Science Fiction & Fantasy Asked by James Herndon on September 25, 2021
In the chapter where Paul and Stilgar’s troop visits the Windtrap and the pool of water into which Jamis’ water is poured, there is a line that says:
And Paul, walking behind Chani, felt that a vital moment had passed him, that he had missed an essential decision and was now caught up in his own myth.
What decision could Paul have possibly made here, and might it have prevented the Jihad?
Note that just 2 pages previously, Paul had thought to himself that
If he died this instant, the thing would go on through his mother and unborn sister. Nothing less than the deaths of all the troop gathered here and now – himself and his mother included – could stop the thing.
Paul is a tragic character, very much aware of that he is a tragic character.
A tragic character typically makes a bad decision, and continues to do so, until a climactic point where he is so tangled up into his fate that no matter what decision he takes, it always ends badly.

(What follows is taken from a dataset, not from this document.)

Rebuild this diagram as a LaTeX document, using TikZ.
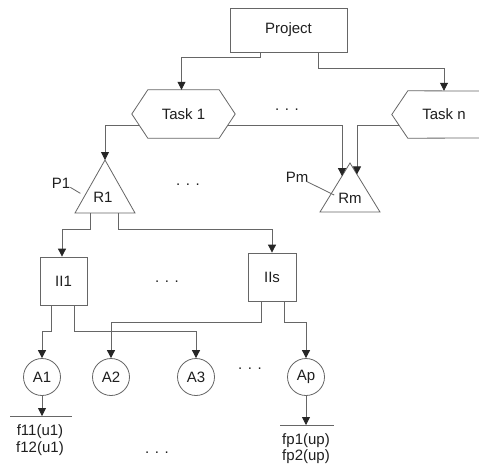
\documentclass[tikz,border=0pt]{standalone}
\usepackage{fontspec}
\setmainfont{Liberation Sans}
\usetikzlibrary{arrows.meta,calc}
\definecolor{linec}{gray}{0.4}
\definecolor{txtc}{gray}{0.12}
\tikzset{
  lbl/.style={font=\fontsize{15}{17}\selectfont, text=txtc, inner sep=1pt},
  boxnode/.style={lbl, draw=linec, line width=0.8pt},
  circnode/.style={lbl, draw=linec, line width=0.8pt, circle, minimum size=37pt, inner sep=0pt},
  shapeline/.style={draw=linec, line width=0.8pt},
  conn/.style={draw=linec, line width=0.8pt},
  arr/.style={conn, -{Triangle[length=8pt,width=8pt,color=black!85]}},
}
\begin{document}
\begin{tikzpicture}[x=1pt,y=-1pt]
\useasboundingbox[fill=white] (0,0) rectangle (479,469);

% Project
\node[boxnode, minimum width=117pt, minimum height=44pt] (proj) at (288.5,30) {Project};

% Tasks
\node[lbl, minimum width=103pt, minimum height=48pt] (task1) at (183.5,114) {Task 1};
\draw[shapeline] (task1.west) -- ([xshift=16pt]task1.north west) -- ([xshift=-16pt]task1.north east)
  -- (task1.east) -- ([xshift=-16pt]task1.south east) -- ([xshift=16pt]task1.south west) -- cycle;
\node[lbl, minimum width=104pt, minimum height=47pt] (taskn) at (444,114.5) {Task n};
\draw[shapeline] (479,91) -- ([xshift=16pt]taskn.north west) -- (taskn.west)
  -- ([xshift=16pt]taskn.south west) -- (479,138);
\node[lbl] (dt) at (287,110) {. . .};

\draw[arr] ([xshift=-28.5pt]proj.south) -- ++(0,5) -| ([xshift=-2pt]task1.north);
\draw[arr] ([xshift=29.5pt]proj.south) -- ++(0,16) -| (taskn.north);

% R1 triangle
\coordinate (r1top) at (105,160);
\coordinate (r1bl) at (75,213);
\coordinate (r1br) at (135,213);
\draw[shapeline] (r1top) -- (r1bl) -- (r1br) -- cycle;
\node[lbl] (r1) at (103,197) {R1};
\node[lbl] (p1) at (61,183) {P1};
\draw[conn] ([xshift=-1pt,yshift=2pt]p1.south east) -- ++(10,6);

% Rm triangle
\coordinate (rmtop) at (350,163);
\coordinate (rmbl) at (320,212);
\coordinate (rmbr) at (380,212);
\draw[shapeline] (rmtop) -- (rmbl) -- (rmbr) -- cycle;
\node[lbl] (rm) at (350,198) {Rm};
\node[lbl] (pm) at (297,177) {Pm};
\draw[conn] ([xshift=-3pt,yshift=2pt]pm.south east) -- ([xshift=-3pt,yshift=3pt]rm.west);
\coordinate (rmL) at ($(rmtop)!0.267!(rmbl)$);
\coordinate (rmR) at ($(rmtop)!0.233!(rmbr)$);
\node[lbl] (dr) at (188,185) {. . .};

\draw[arr] ([xshift=7.3pt,yshift=-11pt]task1.west) -| (r1top);
\draw[arr] ([xshift=-7.3pt,yshift=-11pt]task1.east) -| (rmL);
\draw[arr] ([xshift=7.3pt,yshift=-11pt]taskn.west) -| (rmR);

% II boxes
\node[boxnode, minimum width=47pt, minimum height=48pt] (ii1) at (63.5,281) {II1};
\node[boxnode, minimum width=48pt, minimum height=48pt] (iis) at (272,277) {IIs};
\node[lbl] (di) at (167,282) {. . .};

\draw[arr] ($(r1bl)!0.25!(r1br)$) -- ++(0,16) -| ([xshift=-1.5pt]ii1.north);
\draw[arr] ($(r1bl)!0.717!(r1br)$) -- ++(0,16) -| (iis.north);

% Activities
\node[circnode] (a1) at (42,377) {A1};
\node[circnode] (a2) at (111,377) {A2};
\node[circnode] (a3) at (196,377) {A3};
\node[circnode] (ap) at (306,377) {Ap};
\node[lbl] (da) at (250,369) {. . .};

\draw[arr] ([xshift=-12.5pt]ii1.south) -- ++(0,26) -| (a1.north);
\draw[arr] ([xshift=10.5pt]ii1.south) -- ++(0,26) -| (a3.north);
\draw[arr] ([xshift=-11pt]iis.south) -- ++(0,21) -| (a2.north);
\draw[arr] ([xshift=12pt]iis.south) -- ++(0,21) -| (ap.north);

% Functions
\coordinate (f1) at (42,416);
\coordinate (f1l) at (10,416);
\coordinate (f1r) at (72,416);
\draw[conn] (f1l) -- (f1r);
\draw[arr] (a1.south) -- (f1);
\node[lbl] (f11) at (40,432) {f11(u1)};
\node[lbl] (f12) at (40,449) {f12(u1)};

\coordinate (fp) at (306,425);
\coordinate (fpl) at (280,425);
\coordinate (fpr) at (334,425);
\draw[conn] (fpl) -- (fpr);
\draw[arr] (ap.south) -- (fp);
\node[lbl] (fp1) at (306,441) {fp1(up)};
\node[lbl] (fp2) at (306,457) {fp2(up)};
\node[lbl] (df) at (157,453) {. . .};
\end{tikzpicture}
\end{document}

But for Paul, the "bad ending" is the Jihad, and the "good ending" is the Harkonnen win, and he dies. He doesn't want the Jihad, but he is also unwilling to go the path that results in his death.
The feeling you cite is the tipping point described in the beginning. Now everything he could possibly do, including his own death, leads to the Jihad. He feels that, and it is a moment of loss, in a sense. The tragic character knows perfectly well that he just crossed the tipping point where the tragic story continues no matter his actions. So he does what basically all tragic characters do: He continues in his "bad" decisions which lead him deeper and deeper into the tragedy he so desperately wants to avoid.
Paul is what you get when you write a tragic character that is also a powerful oracle. The only way for the character to be tragic is when the "good" alternative isn't really good for himself.